Labour Worldwide Marks May Day

Accra, Ghana, May 1, 2019//-Workers throughout the world observed today, May 1, as statutory holiday characterised by parades and speeches of encouragement from political leaders.

Addressing workers to mark the day in Accra, Ghana’s President Nana Addo Dankwa Akufo-Addo made it clear that “Our nation Ghana at 62 remains very much a work in progress.

A lot of things remain to be done to improve upon the quality of our lives in all three stages – the period of preparation to work, the period during which we work and the period during which we take a deserved rest from work,”

He explained that, “I know I state the obvious but I do want to make the point that I do not need to be persuaded about the importance of work the circumstances in which we work. I also want to reiterate that the fact that we are all in it together whether it is in management or government or on the shop floor the project of our existence succeeds if we work together and pull together.

The President who used the occasion to outdoors the “Ghana Beyond Aid” charter said, “Ghana Beyond Aid is setting our nation on an irreversible pathway of development.

With the blessing of the Almighty and our collective effort, we will march boldly from poverty to prosperity so that we can create the Ghana our forefathers envisaged”.

The Vice President Dr Mahamudu Bawumia in a separate message to Ghanaian workers said, “As we celebrate the day let us also use the occasion to reflect on what we can do in our individual and collective capacities to accelerate Ghana’s development in our respective fields of endeavour to increase productivity, improve the lives of Ghanaians, customer service and make the country globally competitive”.

Historically in the late nineteenth century, the working class was in constant struggle to gain the 8-hour work day.
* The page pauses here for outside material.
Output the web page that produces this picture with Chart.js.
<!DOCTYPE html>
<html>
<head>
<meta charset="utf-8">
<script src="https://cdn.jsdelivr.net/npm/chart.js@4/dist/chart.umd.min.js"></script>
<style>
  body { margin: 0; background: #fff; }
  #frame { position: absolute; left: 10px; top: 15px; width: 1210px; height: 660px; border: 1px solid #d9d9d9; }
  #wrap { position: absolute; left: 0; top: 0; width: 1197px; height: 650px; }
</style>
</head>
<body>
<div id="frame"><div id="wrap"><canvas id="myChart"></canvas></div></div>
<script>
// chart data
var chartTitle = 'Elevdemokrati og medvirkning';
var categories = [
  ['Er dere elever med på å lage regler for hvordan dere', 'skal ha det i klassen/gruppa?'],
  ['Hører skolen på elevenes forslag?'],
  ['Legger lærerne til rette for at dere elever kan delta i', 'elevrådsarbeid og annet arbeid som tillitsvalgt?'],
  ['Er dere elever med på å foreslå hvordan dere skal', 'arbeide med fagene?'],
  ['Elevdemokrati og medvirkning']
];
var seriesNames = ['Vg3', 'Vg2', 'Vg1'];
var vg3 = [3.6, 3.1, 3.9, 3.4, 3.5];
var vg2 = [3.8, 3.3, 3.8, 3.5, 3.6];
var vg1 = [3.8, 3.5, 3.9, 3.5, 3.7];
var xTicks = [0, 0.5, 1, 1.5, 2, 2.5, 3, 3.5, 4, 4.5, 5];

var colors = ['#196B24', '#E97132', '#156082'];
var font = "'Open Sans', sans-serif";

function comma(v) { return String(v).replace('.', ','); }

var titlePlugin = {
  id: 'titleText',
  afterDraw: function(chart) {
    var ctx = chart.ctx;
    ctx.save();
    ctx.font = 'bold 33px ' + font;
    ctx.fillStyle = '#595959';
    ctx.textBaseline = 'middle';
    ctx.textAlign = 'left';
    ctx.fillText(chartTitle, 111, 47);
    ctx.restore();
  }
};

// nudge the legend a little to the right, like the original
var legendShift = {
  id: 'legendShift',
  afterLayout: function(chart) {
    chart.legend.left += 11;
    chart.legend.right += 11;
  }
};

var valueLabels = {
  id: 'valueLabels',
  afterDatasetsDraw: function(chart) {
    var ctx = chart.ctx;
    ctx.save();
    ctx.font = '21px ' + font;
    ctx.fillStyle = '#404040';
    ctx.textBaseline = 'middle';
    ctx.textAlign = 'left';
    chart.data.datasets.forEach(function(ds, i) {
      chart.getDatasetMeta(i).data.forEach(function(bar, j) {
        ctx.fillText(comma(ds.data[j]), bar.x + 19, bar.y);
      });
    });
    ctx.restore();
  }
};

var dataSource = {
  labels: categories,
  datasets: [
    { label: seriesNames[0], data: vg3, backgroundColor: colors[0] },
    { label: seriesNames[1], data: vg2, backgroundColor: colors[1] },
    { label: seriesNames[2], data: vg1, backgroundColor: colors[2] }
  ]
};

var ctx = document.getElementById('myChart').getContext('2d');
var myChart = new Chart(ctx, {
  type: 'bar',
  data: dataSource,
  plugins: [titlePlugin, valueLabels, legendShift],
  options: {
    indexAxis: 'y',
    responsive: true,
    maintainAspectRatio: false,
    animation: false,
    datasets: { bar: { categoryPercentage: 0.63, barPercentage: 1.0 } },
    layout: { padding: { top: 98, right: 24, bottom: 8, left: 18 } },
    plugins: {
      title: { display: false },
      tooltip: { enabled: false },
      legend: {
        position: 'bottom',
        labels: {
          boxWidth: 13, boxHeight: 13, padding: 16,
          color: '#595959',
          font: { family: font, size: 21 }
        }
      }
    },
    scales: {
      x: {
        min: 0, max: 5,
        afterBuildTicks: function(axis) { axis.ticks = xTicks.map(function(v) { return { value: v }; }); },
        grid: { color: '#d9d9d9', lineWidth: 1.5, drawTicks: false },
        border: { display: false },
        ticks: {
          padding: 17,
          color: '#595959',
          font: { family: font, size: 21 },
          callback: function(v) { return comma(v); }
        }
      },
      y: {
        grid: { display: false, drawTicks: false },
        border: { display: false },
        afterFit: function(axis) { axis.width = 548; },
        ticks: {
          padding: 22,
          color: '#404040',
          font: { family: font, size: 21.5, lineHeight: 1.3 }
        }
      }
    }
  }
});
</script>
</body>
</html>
Working conditions were severe and it was quite common to work 10 to 16 hour days in unsafe conditions.

As early as the 1860’s, working people agitated to shorten the workday without a cut in pay, but it was not until the late 1880’s that organised labour was able to garner enough strength to declare the 8-hour workday. This proclamation was without consent of employers, yet demanded by many of the working class.
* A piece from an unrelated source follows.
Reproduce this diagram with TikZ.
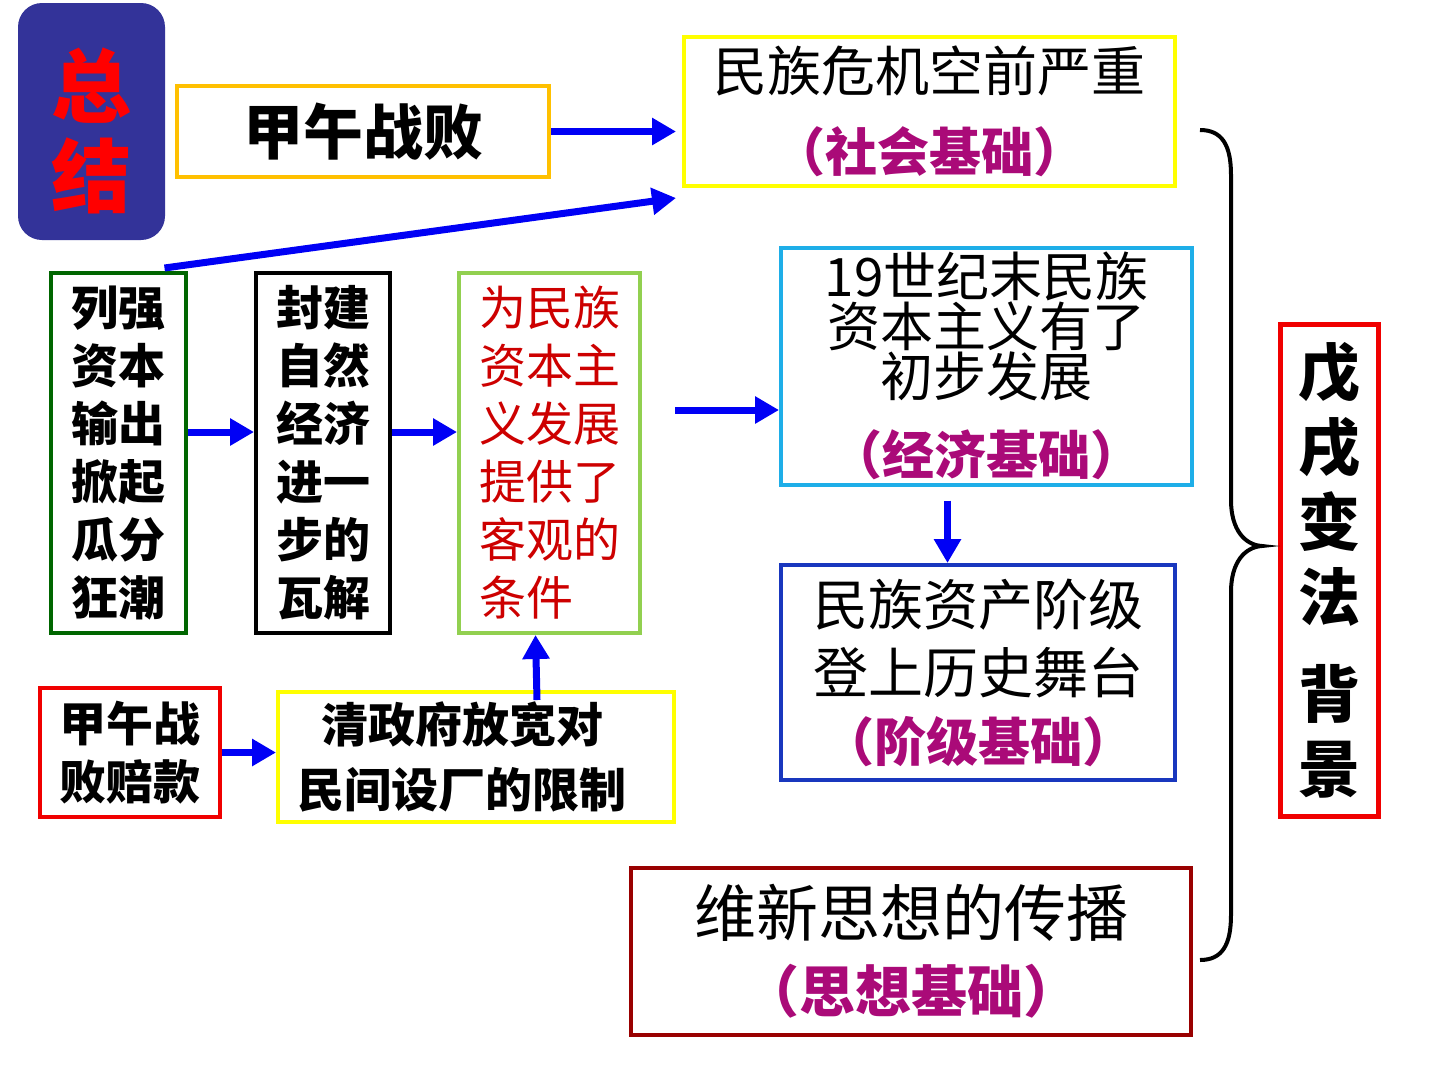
\documentclass[tikz,border=0pt]{standalone}
\usepackage{fontspec}
\setmainfont{Noto Sans CJK SC}
\usepackage{tikz}
\usetikzlibrary{arrows.meta, positioning, calc}

\definecolor{sumblue}{RGB}{51,51,153}
\definecolor{gold}{RGB}{255,192,0}
\definecolor{lemon}{RGB}{255,255,0}
\definecolor{sky}{RGB}{30,174,232}
\definecolor{royal}{RGB}{25,55,190}
\definecolor{maroon}{RGB}{153,0,0}
\definecolor{leaf}{RGB}{0,102,0}
\definecolor{lime}{RGB}{146,208,80}
\definecolor{redline}{RGB}{240,0,0}
\definecolor{arrblue}{RGB}{0,0,245}
\definecolor{basis}{RGB}{170,10,120}
\definecolor{condred}{RGB}{205,0,0}

\begin{document}
\begin{tikzpicture}[x=1pt, y=-1pt,
  box/.style={draw, line width=4pt, inner sep=0pt, align=center},
  arr/.style={draw=arrblue, line width=7pt, -{Triangle[length=24pt,width=26pt]}},
  big/.style={font=\bfseries\fontsize{47}{58}\selectfont}
]
  \fill[white] (0,0) rectangle (1440,1080);
  \useasboundingbox (0,0) rectangle (1440,1080);

  \node[box, draw=none, fill=sumblue, rounded corners=24pt, minimum width=147pt, minimum height=237pt,
    text=red, font=\bfseries\fontsize{80}{90}\selectfont] (summary) at (91.5,121.5) {\rule{0pt}{88pt}总\\结};
  \node[box, draw=gold, minimum width=372pt, minimum height=91pt,
    font=\bfseries\fontsize{60}{60}\selectfont] (jiawu) at (363,131.5) {甲午战败};

  \node[box, draw=lemon, minimum width=491pt, minimum height=149pt,
    font=\fontsize{54}{80}\selectfont] (crisis) at (929.5,111.5)
    {民族危机空前严重\\{\bfseries\fontsize{52}{80}\selectfont\textcolor{basis}{（社会基础）}}};
  \node[box, draw=sky, minimum width=411pt, minimum height=237pt,
    font=\fontsize{53}{43}\selectfont] (econ) at (986.5,366)
    {19世纪末民族\\资本主义有了\\初步发展\\[28pt]{\bfseries\fontsize{52}{43}\selectfont\textcolor{basis}{（经济基础）}}};
  \node[box, draw=royal, minimum width=394pt, minimum height=215pt,
    font=\fontsize{55}{68}\selectfont] (cls) at (978,672.5)
    {民族资产阶级\\登上历史舞台\\{\bfseries\fontsize{52}{66}\selectfont\textcolor{basis}{（阶级基础）}}};
  \node[box, draw=maroon, minimum width=560pt, minimum height=167pt,
    font=\fontsize{62}{76}\selectfont] (idea) at (911,951.5)
    {维新思想的传播\\{\bfseries\fontsize{56}{76}\selectfont\textcolor{basis}{（思想基础）}}};
  \node[box, draw=redline, line width=5pt, minimum width=98pt, minimum height=492pt,
    font=\bfseries\fontsize{62}{75}\selectfont] (reform) at (1329.5,570.5)
    {戊\\戌\\变\\法\\[22pt]背\\景};

  \node[box, draw=leaf, minimum width=135pt, minimum height=360pt, big] (lieqiang) at (118.5,453)
    {列强\\资本\\输出\\掀起\\瓜分\\狂潮};
  \node[box, minimum width=134pt, minimum height=360pt, big] (fengjian) at (323,453)
    {封建\\自然\\经济\\进一\\步的\\瓦解};
  \node[box, draw=lime, minimum width=181pt, minimum height=360pt, align=left, text=condred,
    font=\fontsize{47}{58}\selectfont] (cond) at (549.5,453)
    {为民族\\资本主\\义发展\\提供了\\客观的\\条件};
  \node[box, draw=redline, minimum width=180pt, minimum height=129pt, big] (indemnity) at (130,752.5)
    {甲午战\\败赔款};
  \node[box, draw=lemon, minimum width=396pt, minimum height=130pt,
    font=\bfseries\fontsize{47}{65}\selectfont] (policy) at (476,757)
    {清政府放宽对\hspace*{28pt}\\民间设厂的限制\hspace*{28pt}};

  \draw[arr] (jiawu.east) -- ([xshift=-6pt]crisis.west |- jiawu.east);
  \draw[arr] ([xshift=46pt,yshift=3pt]lieqiang.north) -- ([xshift=-6pt,yshift=-10pt]crisis.south west);
  \draw[arr] ([yshift=21pt]lieqiang.east) -- ([yshift=21pt]fengjian.west);
  \draw[arr] ([yshift=21pt]fengjian.east) -- ([yshift=21pt]cond.west);
  \coordinate (econin) at ([xshift=33pt,yshift=43pt]cond.east);
  \draw[arr] (econin) -- (econin -| econ.west);
  \coordinate (clsin) at ([xshift=-39pt,yshift=-14pt]econ.south);
  \draw[arr] (clsin) -- (clsin |- cls.north);
  \draw[arr] (indemnity.east) -- (policy.west |- indemnity.east);
  \draw[arr] ([xshift=61pt,yshift=-10pt]policy.north) -- ([xshift=-14pt]cond.south);

  \draw[line width=4pt] (1200,130) .. controls (1222,130) and (1231,145) .. (1231,175) -- (1231,500)
    .. controls (1231,530) and (1245,545) .. (1262,546)
    .. controls (1245,547) and (1231,562) .. (1231,592) -- (1231,915)
    .. controls (1231,945) and (1222,960) .. (1200,960);
\end{tikzpicture}
\end{document}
.At its national convention in Chicago, held in 1884, the Federation of Organised Trades and Labour Unions (which later became the American Federation of Labour), proclaimed that “eight hours shall constitute a legal day’s labour from and after May 1, 1886.”

On May 1, 1886, more than 300,000 workers in 13,000 businesses across the United States walked off their jobs in the first May Day celebration in history while in Chicago, the epicenter for the 8-hour day agitators, 40,000 went out on strike.
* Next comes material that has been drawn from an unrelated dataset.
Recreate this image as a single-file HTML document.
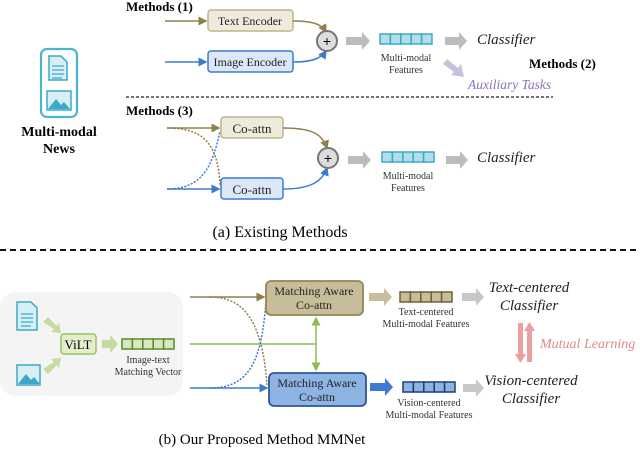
<!DOCTYPE html>
<html><head><meta charset="utf-8"><style>
body{margin:0;background:#fff}
svg{display:block;font-family:"Liberation Serif",serif}
</style></head><body>
<svg width="640" height="454" viewBox="0 0 640 454" xmlns="http://www.w3.org/2000/svg">
<defs>
<marker id="ao" markerWidth="6" markerHeight="6" refX="5" refY="3" orient="auto"><path d="M0,0L6,3L0,6z" fill="#8f8048"/></marker>
<marker id="ab" markerWidth="6" markerHeight="6" refX="5" refY="3" orient="auto"><path d="M0,0L6,3L0,6z" fill="#3d7ad0"/></marker>
<marker id="ag" markerWidth="6" markerHeight="6" refX="5" refY="3" orient="auto"><path d="M0,0L6,3L0,6z" fill="#8fbb50"/></marker>
<g id="fa"><rect x="0" y="0" width="10.4" height="10" fill="#b3dde8" stroke="#3aaac8" stroke-width="1.5"/></g>
</defs>
<rect x="41" y="49" width="36" height="68" rx="6" fill="none" stroke="#4bb5cf" stroke-width="2.2"/>
<path d="M49,56h12l6,6v18h-18z" fill="#d8eef5" stroke="#3aaac8" stroke-width="1.5"/>
<path d="M52,66h12M52,70h12M52,74h12M52,78h10" stroke="#3aaac8" stroke-width="1.3"/>
<rect x="47" y="91" width="24" height="19" fill="#d8eef5" stroke="#3aaac8" stroke-width="1.5"/>
<path d="M48,109l8,-10l5,6l3,-3l6,7z" fill="#3aaac8"/>
<text x="59" y="136" font-size="14" font-weight="bold" text-anchor="middle">Multi-modal</text>
<text x="59" y="153" font-size="14" font-weight="bold" text-anchor="middle">News</text>

<text x="126" y="11" font-size="13" font-weight="bold">Methods (1)</text>
<line x1="165" y1="21" x2="206" y2="21" stroke="#8f8048" stroke-width="1.5" marker-end="url(#ao)"/>
<line x1="165" y1="62" x2="206" y2="62" stroke="#3d7ad0" stroke-width="1.5" marker-end="url(#ab)"/>
<rect x="208" y="10" width="85" height="21" rx="3" fill="#eeebdc" stroke="#c0b48a" stroke-width="1.5"/>
<text x="250" y="25" font-size="12" text-anchor="middle" fill="#222">Text Encoder</text>
<rect x="208" y="51" width="85" height="21" rx="3" fill="#dce8f7" stroke="#3d7ad0" stroke-width="1.5"/>
<text x="250" y="66" font-size="12" text-anchor="middle" fill="#222">Image Encoder</text>
<path d="M293,21C315,21 322,25 326,32" fill="none" stroke="#8f8048" stroke-width="1.5" marker-end="url(#ao)"/>
<path d="M293,62C315,62 322,57 326,51" fill="none" stroke="#3d7ad0" stroke-width="1.5" marker-end="url(#ab)"/>
<circle cx="327" cy="41" r="10" fill="#ddd" stroke="#777" stroke-width="2"/>
<text x="327" y="46" font-size="14" text-anchor="middle" font-family="Liberation Sans,sans-serif">+</text>
<path d="M346,37h16v-5l8,9l-8,9v-5h-16z" fill="#bcbcbc"/>
<g transform="translate(380,34)"><use href="#fa"/><use href="#fa" x="10.4"/><use href="#fa" x="20.8"/><use href="#fa" x="31.2"/><use href="#fa" x="41.6"/></g>
<text x="406" y="61" font-size="10" text-anchor="middle" fill="#333">Multi-modal</text>
<text x="406" y="73" font-size="10" text-anchor="middle" fill="#333">Features</text>
<path d="M445,37h14v-5l8,9l-8,9v-5h-14z" fill="#bcbcbc"/>
<text x="477" y="44" font-size="15" font-style="italic" fill="#222">Classifier</text>
<path d="M443,64l4,-5l11,9l3,-4l3,13l-13,-2l3,-3z" fill="#c8c0e0"/>
<text x="529" y="68" font-size="13" font-weight="bold">Methods (2)</text>
<text x="468" y="89" font-size="13.5" font-style="italic" fill="#8a70b8">Auxiliary Tasks</text>
<line x1="126" y1="97" x2="553" y2="97" stroke="#222" stroke-width="1.3" stroke-dasharray="3,2"/>

<text x="126" y="115" font-size="13" font-weight="bold">Methods (3)</text>
<line x1="167" y1="128" x2="219" y2="128" stroke="#8f8048" stroke-width="1.5" marker-end="url(#ao)"/>
<line x1="167" y1="189" x2="219" y2="189" stroke="#3d7ad0" stroke-width="1.5" marker-end="url(#ab)"/>
<path d="M167,128C200,128 218,140 220,185" fill="none" stroke="#8f8048" stroke-width="1.5" stroke-dasharray="2,1.5"/>
<path d="M167,189C200,189 212,170 220,131" fill="none" stroke="#3d7ad0" stroke-width="1.5" stroke-dasharray="2,1.5"/>
<rect x="221" y="117" width="62" height="21" rx="3" fill="#eeebdc" stroke="#c0b48a" stroke-width="1.5"/>
<text x="252" y="133" font-size="13" text-anchor="middle" fill="#222">Co-attn</text>
<rect x="221" y="178" width="62" height="21" rx="3" fill="#dce8f7" stroke="#3d7ad0" stroke-width="1.5"/>
<text x="252" y="194" font-size="13" text-anchor="middle" fill="#222">Co-attn</text>
<path d="M283,128C310,128 322,133 327,148" fill="none" stroke="#8f8048" stroke-width="1.5" marker-end="url(#ao)"/>
<path d="M283,189C310,189 322,182 327,168" fill="none" stroke="#3d7ad0" stroke-width="1.5" marker-end="url(#ab)"/>
<circle cx="328" cy="158" r="10" fill="#ddd" stroke="#777" stroke-width="2"/>
<text x="328" y="163" font-size="14" text-anchor="middle" font-family="Liberation Sans,sans-serif">+</text>
<path d="M348,156h15v-5l8,9l-8,9v-5h-15z" fill="#bcbcbc"/>
<g transform="translate(382,152)"><use href="#fa"/><use href="#fa" x="10.4"/><use href="#fa" x="20.8"/><use href="#fa" x="31.2"/><use href="#fa" x="41.6"/></g>
<text x="408" y="179" font-size="10" text-anchor="middle" fill="#333">Multi-modal</text>
<text x="408" y="191" font-size="10" text-anchor="middle" fill="#333">Features</text>
<path d="M446,156h14v-5l8,9l-8,9v-5h-14z" fill="#bcbcbc"/>
<text x="477" y="162" font-size="15" font-style="italic" fill="#222">Classifier</text>
<text x="280" y="237" font-size="16" text-anchor="middle">(a) Existing Methods</text>
<line x1="0" y1="250" x2="640" y2="250" stroke="#111" stroke-width="2" stroke-dasharray="6,4"/>

<rect x="0" y="292" width="183" height="104" rx="16" fill="#f4f4f4"/>
<path d="M17,302h14l6,6v22h-20z" fill="#d8eef5" stroke="#3aaac8" stroke-width="1.5"/>
<path d="M21,314h12M21,318h12M21,322h12M21,326h10" stroke="#3aaac8" stroke-width="1.3"/>
<rect x="17" y="365" width="23" height="20" fill="#d8eef5" stroke="#3aaac8" stroke-width="1.5"/>
<path d="M18,384l8,-10l5,6l3,-3l6,7z" fill="#3aaac8"/>
<path d="M43,322l5,-5l9,9l2,-3l2,10l-10,-1l3,-3z" fill="#c5dca0"/>
<path d="M43,369l5,5l9,-9l2,3l2,-10l-10,1l3,3z" fill="#c5dca0"/>
<rect x="61" y="334" width="35" height="20" rx="3" fill="#e3eecc" stroke="#9cc060" stroke-width="1.5"/>
<text x="78" y="349" font-size="13" text-anchor="middle">ViLT</text>
<path d="M102,340h8v-5l8,9l-8,9v-5h-8z" fill="#c5dca0"/>
<g transform="translate(122,339)" fill="#d8e8c0" stroke="#5a8a2a" stroke-width="1.5"><rect x="0" width="10.4" height="10"/><rect x="10.4" width="10.4" height="10"/><rect x="20.8" width="10.4" height="10"/><rect x="31.2" width="10.4" height="10"/><rect x="41.6" width="10.4" height="10"/></g>
<text x="148" y="363" font-size="10" text-anchor="middle" fill="#333">Image-text</text>
<text x="148" y="375" font-size="10" text-anchor="middle" fill="#333">Matching Vector</text>

<line x1="190" y1="297" x2="264" y2="297" stroke="#8f8048" stroke-width="1.5" marker-end="url(#ao)"/>
<line x1="190" y1="388" x2="267" y2="388" stroke="#3d7ad0" stroke-width="1.5" marker-end="url(#ab)"/>
<line x1="190" y1="344" x2="316" y2="344" stroke="#8fbb50" stroke-width="1.5"/>
<line x1="316" y1="344" x2="316" y2="318" stroke="#8fbb50" stroke-width="1.5" marker-end="url(#ag)"/>
<line x1="316" y1="344" x2="316" y2="370" stroke="#8fbb50" stroke-width="1.5" marker-end="url(#ag)"/>
<path d="M210,297C240,297 262,315 267,385" fill="none" stroke="#8f8048" stroke-width="1.5" stroke-dasharray="2,1.5"/>
<path d="M210,388C250,388 262,360 266,300" fill="none" stroke="#3d7ad0" stroke-width="1.5" stroke-dasharray="2,1.5"/>
<rect x="266" y="281" width="97" height="34" rx="5" fill="#c7bd9a" stroke="#938555" stroke-width="1.8"/>
<text x="314" y="295" font-size="12" text-anchor="middle" fill="#222">Matching Aware</text>
<text x="314" y="309" font-size="12" text-anchor="middle" fill="#222">Co-attn</text>
<rect x="269" y="373" width="97" height="33" rx="5" fill="#8db4e2" stroke="#2f5597" stroke-width="1.8"/>
<text x="317" y="387" font-size="12" text-anchor="middle" fill="#222">Matching Aware</text>
<text x="317" y="401" font-size="12" text-anchor="middle" fill="#222">Co-attn</text>

<path d="M369,293h15v-5l8,9l-8,9v-5h-15z" fill="#c7bd9a"/>
<g transform="translate(400,292)" fill="#c7bd9a" stroke="#6f6232" stroke-width="1.5"><rect x="0" width="10.4" height="10"/><rect x="10.4" width="10.4" height="10"/><rect x="20.8" width="10.4" height="10"/><rect x="31.2" width="10.4" height="10"/><rect x="41.6" width="10.4" height="10"/></g>
<text x="426" y="315" font-size="10" text-anchor="middle" fill="#333">Text-centered</text>
<text x="426" y="327" font-size="10" text-anchor="middle" fill="#333">Multi-modal Features</text>
<path d="M462,293h14v-5l8,9l-8,9v-5h-14z" fill="#c8c8c8"/>
<text x="529" y="292" font-size="15" font-style="italic" text-anchor="middle" fill="#222">Text-centered</text>
<text x="529" y="310" font-size="15" font-style="italic" text-anchor="middle" fill="#222">Classifier</text>
<path d="M518,323h5v31h3l-5.5,9l-5.5,-9h3z" fill="#e8a0a0"/>
<path d="M527,362h5v-31h3l-5.5,-9l-5.5,9h3z" fill="#e8a0a0"/>
<text x="540" y="348" font-size="14" font-style="italic" fill="#e08888">Mutual Learning</text>
<path d="M370,383h15v-5l8,9l-8,9v-5h-15z" fill="#3d7ad0"/>
<g transform="translate(403,382)" fill="#8db4e2" stroke="#1f3f7a" stroke-width="1.5"><rect x="0" width="10.4" height="10"/><rect x="10.4" width="10.4" height="10"/><rect x="20.8" width="10.4" height="10"/><rect x="31.2" width="10.4" height="10"/><rect x="41.6" width="10.4" height="10"/></g>
<text x="429" y="406" font-size="10" text-anchor="middle" fill="#333">Vision-centered</text>
<text x="429" y="418" font-size="10" text-anchor="middle" fill="#333">Multi-modal Features</text>
<path d="M463,384h13v-5l8,9l-8,9v-5h-13z" fill="#c8c8c8"/>
<text x="531" y="385" font-size="15" font-style="italic" text-anchor="middle" fill="#222">Vision-centered</text>
<text x="531" y="403" font-size="15" font-style="italic" text-anchor="middle" fill="#222">Classifier</text>
<text x="262" y="444" font-size="15" text-anchor="middle">(b) Our Proposed Method MMNet</text>
</svg>
</body></html>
Today, May Day is celebrated by thousands of activists embracing the ideals of the Haymarket Martyrs – those executed in the USA during the early struggles – and those who established May Day as an International Workers’ Day.

When Ghana became independent in 1957, Ghanaian workers observed their first May Day in 1965, three years after a full-fledged Republican status at which Dr Kwame Nkrumah, an intimate friend of labour, was declared the “First Number One Worker” and was decorated with a May Day Award by the Trades Union Congress under the leadership of Mr J.K. Tettegah, Secretary-General.

The May Day celebration was suspended in the wake of the first military coup on 24 February 1966, which toppled  Dr Kwame Nkrumah’s Convention People’s party (CPP) Government.

The celebration was resumed after the January 13, 1972 military coup led by General Ignatius Kutu Acheampong. The  event was marked with a Grand National parade held at the forecourt of the Accra Community Centre.

It was attended by hundreds of workers from the Accra-Tema Metropolitan Area which saw the formal institutionalisation of May Day awards to selected dedicated workers of the TUC led by Secretary-General Alhaji A.M. Issiful.

Ghanaian workers celebrated the day under the theme, “Sustainable Pension for all: The Role of Social Partners.” According to Susie Afua Adoboe, Vice Chairman of the National May Day Planning Committee, the theme was carefully chosen because “pension affects every worker from the day you go to work”.